Isserlis played Malinconia by Sibelius (“very tempestuous, very epic – it’s like a tone poem”) and the third sonata of Bohuslav Martinu. With the fuss of three big anniversary composers this year – Purcell, Haydn and Mendelssohn – it’s easy to forget this is also 50 years since the Czech composer’s death. “Yes it is,” says Isserlis firmly, “as it is a major anniversary, and there is a real danger of Martinu being overlooked. It’s amazing music, those sonatas are fantastic – and there’s so much good music he has written.”
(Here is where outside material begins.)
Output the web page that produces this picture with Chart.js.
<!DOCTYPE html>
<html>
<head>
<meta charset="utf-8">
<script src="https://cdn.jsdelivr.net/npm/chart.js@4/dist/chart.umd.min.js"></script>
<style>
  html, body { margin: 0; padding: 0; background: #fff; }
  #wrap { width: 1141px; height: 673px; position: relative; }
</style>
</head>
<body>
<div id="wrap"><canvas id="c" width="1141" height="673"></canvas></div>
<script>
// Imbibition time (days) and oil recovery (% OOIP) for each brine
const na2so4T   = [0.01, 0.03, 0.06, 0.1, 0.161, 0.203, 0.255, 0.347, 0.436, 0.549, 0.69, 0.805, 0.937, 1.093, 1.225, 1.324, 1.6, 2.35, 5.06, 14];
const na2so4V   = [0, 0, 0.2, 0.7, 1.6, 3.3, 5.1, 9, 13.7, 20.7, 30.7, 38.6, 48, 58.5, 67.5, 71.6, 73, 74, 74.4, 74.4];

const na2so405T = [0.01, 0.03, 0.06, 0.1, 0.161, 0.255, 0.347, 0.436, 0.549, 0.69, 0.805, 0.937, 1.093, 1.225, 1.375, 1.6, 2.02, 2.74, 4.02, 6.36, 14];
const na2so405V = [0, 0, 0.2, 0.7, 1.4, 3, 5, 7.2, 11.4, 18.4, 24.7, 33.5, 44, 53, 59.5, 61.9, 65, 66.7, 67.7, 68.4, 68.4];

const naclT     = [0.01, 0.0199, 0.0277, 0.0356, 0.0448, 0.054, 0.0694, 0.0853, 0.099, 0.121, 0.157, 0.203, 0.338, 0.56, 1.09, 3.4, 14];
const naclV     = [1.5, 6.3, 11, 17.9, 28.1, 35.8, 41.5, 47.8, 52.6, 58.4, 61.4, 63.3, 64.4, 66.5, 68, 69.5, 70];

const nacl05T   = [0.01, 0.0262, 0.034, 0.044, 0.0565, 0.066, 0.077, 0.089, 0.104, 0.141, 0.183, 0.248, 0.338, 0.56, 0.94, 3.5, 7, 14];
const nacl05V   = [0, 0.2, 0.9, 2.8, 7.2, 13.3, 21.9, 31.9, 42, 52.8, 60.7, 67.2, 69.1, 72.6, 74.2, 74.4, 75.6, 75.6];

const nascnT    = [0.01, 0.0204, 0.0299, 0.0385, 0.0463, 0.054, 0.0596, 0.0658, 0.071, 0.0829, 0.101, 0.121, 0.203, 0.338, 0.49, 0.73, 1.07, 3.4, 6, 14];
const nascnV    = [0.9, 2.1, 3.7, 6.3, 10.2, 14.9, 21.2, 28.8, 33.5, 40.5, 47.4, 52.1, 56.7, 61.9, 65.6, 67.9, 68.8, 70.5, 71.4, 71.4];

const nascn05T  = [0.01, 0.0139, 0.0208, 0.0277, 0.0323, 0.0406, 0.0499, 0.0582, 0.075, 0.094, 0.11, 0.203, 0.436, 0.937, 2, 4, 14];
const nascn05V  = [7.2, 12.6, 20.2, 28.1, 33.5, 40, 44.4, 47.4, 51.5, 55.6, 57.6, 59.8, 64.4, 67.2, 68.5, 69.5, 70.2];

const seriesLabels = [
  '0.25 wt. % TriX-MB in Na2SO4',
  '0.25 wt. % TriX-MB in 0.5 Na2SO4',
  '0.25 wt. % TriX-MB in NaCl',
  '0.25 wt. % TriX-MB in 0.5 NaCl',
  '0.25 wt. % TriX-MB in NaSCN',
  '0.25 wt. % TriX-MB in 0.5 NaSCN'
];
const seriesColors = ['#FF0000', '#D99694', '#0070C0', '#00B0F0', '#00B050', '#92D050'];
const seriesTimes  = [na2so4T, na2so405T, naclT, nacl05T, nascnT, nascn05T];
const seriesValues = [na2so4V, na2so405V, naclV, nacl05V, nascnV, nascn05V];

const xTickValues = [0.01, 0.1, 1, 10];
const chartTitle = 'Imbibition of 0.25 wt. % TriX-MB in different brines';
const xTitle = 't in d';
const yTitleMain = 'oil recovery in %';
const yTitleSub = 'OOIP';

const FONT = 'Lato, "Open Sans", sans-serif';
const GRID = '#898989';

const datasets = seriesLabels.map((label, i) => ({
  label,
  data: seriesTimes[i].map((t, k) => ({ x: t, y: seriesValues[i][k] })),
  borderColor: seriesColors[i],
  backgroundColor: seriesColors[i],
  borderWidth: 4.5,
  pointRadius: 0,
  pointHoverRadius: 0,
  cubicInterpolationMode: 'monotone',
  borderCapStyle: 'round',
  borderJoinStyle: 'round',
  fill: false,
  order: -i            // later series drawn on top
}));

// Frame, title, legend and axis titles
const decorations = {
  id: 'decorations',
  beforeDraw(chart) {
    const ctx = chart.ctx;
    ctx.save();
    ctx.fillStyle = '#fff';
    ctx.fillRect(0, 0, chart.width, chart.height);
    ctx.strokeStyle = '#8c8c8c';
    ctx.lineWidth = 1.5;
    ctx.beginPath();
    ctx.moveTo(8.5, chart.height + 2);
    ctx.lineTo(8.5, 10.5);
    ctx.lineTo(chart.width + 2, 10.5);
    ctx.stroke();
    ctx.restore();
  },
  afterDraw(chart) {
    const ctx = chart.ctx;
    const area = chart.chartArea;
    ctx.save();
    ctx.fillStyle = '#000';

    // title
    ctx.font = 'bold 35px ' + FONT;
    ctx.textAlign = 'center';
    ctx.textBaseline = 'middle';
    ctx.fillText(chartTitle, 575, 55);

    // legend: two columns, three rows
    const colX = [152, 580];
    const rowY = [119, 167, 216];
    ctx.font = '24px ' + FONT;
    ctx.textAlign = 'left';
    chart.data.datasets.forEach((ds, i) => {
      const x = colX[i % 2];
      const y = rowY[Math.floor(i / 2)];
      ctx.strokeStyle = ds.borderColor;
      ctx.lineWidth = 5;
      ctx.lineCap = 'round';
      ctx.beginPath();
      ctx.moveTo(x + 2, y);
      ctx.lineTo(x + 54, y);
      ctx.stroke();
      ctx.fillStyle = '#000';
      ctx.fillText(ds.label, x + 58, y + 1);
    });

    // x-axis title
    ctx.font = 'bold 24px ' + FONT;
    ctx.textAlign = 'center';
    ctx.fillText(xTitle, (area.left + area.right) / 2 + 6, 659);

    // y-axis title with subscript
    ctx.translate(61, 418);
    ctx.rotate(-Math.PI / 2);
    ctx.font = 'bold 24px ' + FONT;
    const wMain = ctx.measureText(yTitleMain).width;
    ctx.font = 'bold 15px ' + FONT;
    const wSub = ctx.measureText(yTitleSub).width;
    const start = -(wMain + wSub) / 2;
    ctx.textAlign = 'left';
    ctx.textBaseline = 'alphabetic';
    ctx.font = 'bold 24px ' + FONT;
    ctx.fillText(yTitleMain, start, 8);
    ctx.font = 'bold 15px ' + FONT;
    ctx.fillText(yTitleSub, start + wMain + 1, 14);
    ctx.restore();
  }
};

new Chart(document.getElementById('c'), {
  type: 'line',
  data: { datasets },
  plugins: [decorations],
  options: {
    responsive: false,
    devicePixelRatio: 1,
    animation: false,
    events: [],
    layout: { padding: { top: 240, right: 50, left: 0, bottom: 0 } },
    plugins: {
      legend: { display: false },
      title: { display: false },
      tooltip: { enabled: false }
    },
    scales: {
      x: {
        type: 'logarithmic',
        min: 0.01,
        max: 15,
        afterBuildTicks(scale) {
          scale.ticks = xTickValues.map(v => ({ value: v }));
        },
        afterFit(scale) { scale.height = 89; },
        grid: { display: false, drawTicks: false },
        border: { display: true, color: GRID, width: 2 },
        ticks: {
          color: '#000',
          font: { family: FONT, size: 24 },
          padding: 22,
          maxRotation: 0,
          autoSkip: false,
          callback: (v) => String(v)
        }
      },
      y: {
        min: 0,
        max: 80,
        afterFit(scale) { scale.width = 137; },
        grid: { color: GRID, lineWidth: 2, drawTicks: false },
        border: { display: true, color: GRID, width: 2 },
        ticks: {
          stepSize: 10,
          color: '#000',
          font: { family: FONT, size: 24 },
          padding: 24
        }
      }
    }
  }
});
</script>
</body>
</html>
Prior to the Schumann disc, Isserlis recorded Bach for the first time – and was notably daunted by the occasion. Did he feel the same pressure returning to his favourite composer? “Every recording’s daunting!” he says with feeling. “But with this disc the sessions were really relaxed, and it was a really positive experience.”
With a considerable discography at his disposal, are there gaps he wishes to fill? “Well oddly I have never recorded the Beethoven Sonatas, nor the Dvorak Concerto, the Walton concerto. Those are pieces I would really like to record in time. For the moment I’m doing a recording for BIS in the Autumn of all the arrangements that have been made for me. For that I’m recording a Debussy Suite, and will arrange some other Debussy pieces.”
This will be the second disc Isserlis has made for the Swedish label, following on from the successful Children’s Cello three years back. Isserlis has a natural affinity for the young, whether writing or playing – possibly because he himself still has a healthy inner child within him. “It was a fun project,” he says of the disc.
He writes books for children, too – an area not many classical musicians would have the ability to embrace. “Or the desire to do it”, he says. “I love working with children, I have a children’s series in New York three times a year which I absolutely love. With my books, like The Little Red Violin, and Goldipegs And The Three Cellos, it’s about shedding that severe image.”
Does that mean he thinks people are daunted by classical music? “I do in some cases, and it’s sad. It’s the way bad classical musicians do crossover, and I think it’s part of the desire to make money. For me it’s people who don’t understand classical music that give it a bad press. Classical music is certainly not stuffy, and nor is the world of classical music. Just because we dress in a costume – sort of – doesn’t make it so! It just depends how you approach it. I guess that’s why I enjoy playing for children, because they’re not daunted by it.”
Finally I touch on Isserlis’ approach to programming, where he will often address this issue by programming something new alongside something familiar. He smiles. “There is so much hidden away that people don’t play, in my opinion – and for me there is certainly no greater sonata in the 20th century than the second Faur sonata!” His infectious enthusiasm carries with him to the stage, one of the reasons audiences warm to him so, and why we can expect him to unearth more gems in his sixth decade.